In 2000, the Hauraki Gulf Marine Park / Tīkapa Moana was established. However, that 1.2 million ha area wasn’t protected.
The designation was more an acknowledgement of the significance and the precious nature of those waters, the motu and the coastal mainland, so little really changed. However, the act also established the Hauraki Gulf Forum.
Rogers, who was executive officer from 2019 to 2024, says the forum had the important job of proving beyond all doubt that the health of the Hauraki Gulf was declining, and the reasons why.
“We had to make the case for marine protection and restoration so strong, and so well supported, that action simply had to follow.”

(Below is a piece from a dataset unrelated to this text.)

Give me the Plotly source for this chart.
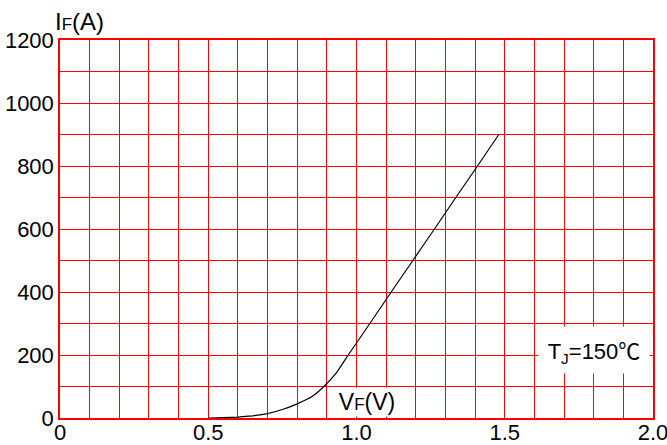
import plotly.graph_objects as go

# Forward characteristic, Tj = 150 C
vf = [0.50, 0.55, 0.60, 0.65, 0.70, 0.75, 0.80, 0.85, 0.89, 0.932, 0.972, 1.00, 1.045, 1.117, 1.19, 1.263, 1.335, 1.408, 1.48]
i_f = [0, 1, 3, 7, 14, 27, 45, 68, 100, 143, 200, 238, 300, 400, 500, 600, 700, 800, 900]

x_ticks = [0, 0.5, 1.0, 1.5, 2.0]
x_labels = ["0", "0.5", "1.0", "1.5", "2.0"]
y_ticks = [0, 200, 400, 600, 800, 1000, 1200]
y_labels = ["0", "200", "400", "600", "800", "1000", "1200"]
x_range = [0, 2.0]
y_range = [0, 1200]

FONT = "Liberation Sans, Arial, sans-serif"
RED = "#ff0000"

fig = go.Figure()
# invisible trace carrying the fine grid axes
fig.add_trace(go.Scatter(x=x_range, y=y_range, xaxis="x2", yaxis="y2", mode="lines",
                         line=dict(width=0, color="rgba(0,0,0,0)"),
                         hoverinfo="skip", showlegend=False))
fig.add_trace(go.Scatter(x=vf, y=i_f, mode="lines",
                         line=dict(color="black", width=1.2, shape="spline", smoothing=0.3),
                         hoverinfo="skip", showlegend=False))

fig.update_layout(
    width=667, height=445,
    margin=dict(l=60, r=14, t=40, b=27, autoexpand=False),
    paper_bgcolor="white", plot_bgcolor="white",
    font=dict(family=FONT, size=22, color="black"),
    showlegend=False,
    xaxis=dict(range=x_range, tickmode="array", tickvals=x_ticks, ticktext=x_labels,
               showgrid=True, gridcolor=RED, gridwidth=1,
               showline=True, linecolor=RED, linewidth=1.5, mirror=True,
               ticks="", zeroline=False, ticklabelstandoff=-6, automargin=False,
               ticklabeloverflow="allow",
               tickfont=dict(family=FONT, size=22, color="black")),
    yaxis=dict(range=y_range, tickmode="array", tickvals=y_ticks, ticktext=y_labels,
               showgrid=True, gridcolor=RED, gridwidth=1,
               showline=True, linecolor=RED, linewidth=1.5, mirror=True,
               ticks="", zeroline=False, ticklabelstandoff=0, automargin=False,
               ticklabeloverflow="allow",
               tickfont=dict(family=FONT, size=22, color="black")),
    xaxis2=dict(range=x_range, overlaying="x", dtick=0.1, tick0=0, showticklabels=False,
                showgrid=True, gridcolor=RED, gridwidth=1, zeroline=False, ticks="",
                showline=False, automargin=False),
    yaxis2=dict(range=y_range, overlaying="y", dtick=100, tick0=0, showticklabels=False,
                showgrid=True, gridcolor=RED, gridwidth=1, zeroline=False, ticks="",
                showline=False, automargin=False),
)

# Axis titles
fig.add_annotation(xref="paper", yref="paper", x=-0.011, y=1.05,
                   xanchor="left", yanchor="middle", showarrow=False,
                   text="I<span style='font-size:17px'>F</span>(A)",
                   font=dict(family=FONT, size=24, color="black"))
fig.add_annotation(xref="x", yref="y", x=1.036, y=50, showarrow=False,
                   text="V<span style='font-size:17px'>F</span>(V)",
                   bgcolor="white", width=76, height=28, borderpad=0,
                   font=dict(family=FONT, size=23, color="black"))
fig.add_annotation(xref="x", yref="y", x=1.8, y=215, showarrow=False,
                   text="T<sub>J</sub>=150<span style='font-family:Noto Sans CJK SC'>℃</span>",
                   bgcolor="white", width=110, height=46, borderpad=0,
                   font=dict(family=FONT, size=22, color="black"))

fig.write_html("out.html", config={"displayModeBar": False},
               post_script="document.body.style.margin='0';")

With the Hauraki Gulf/Tīkapa Moana Marine Protection Act now enshrined in law, the dial has shifted significantly, from less than 3% of the gulf protected to around 7% now under full protection. This edges us closer to the internationally recognised target of 30%, and that is something to celebrate.
Nicola Rata-MacDonald, chief executive of the Ngāti Manuhiri Settlement Trust and co-chair of the Hauraki Gulf Forum, summed it up eloquently in her speech at the yacht squadron that day.
“We’re all part of one big sea village – like pilchards or herrings,“ she said.
”Because when we all work together, we might be small individually, but every contribution can make a positive shift in a giant system.”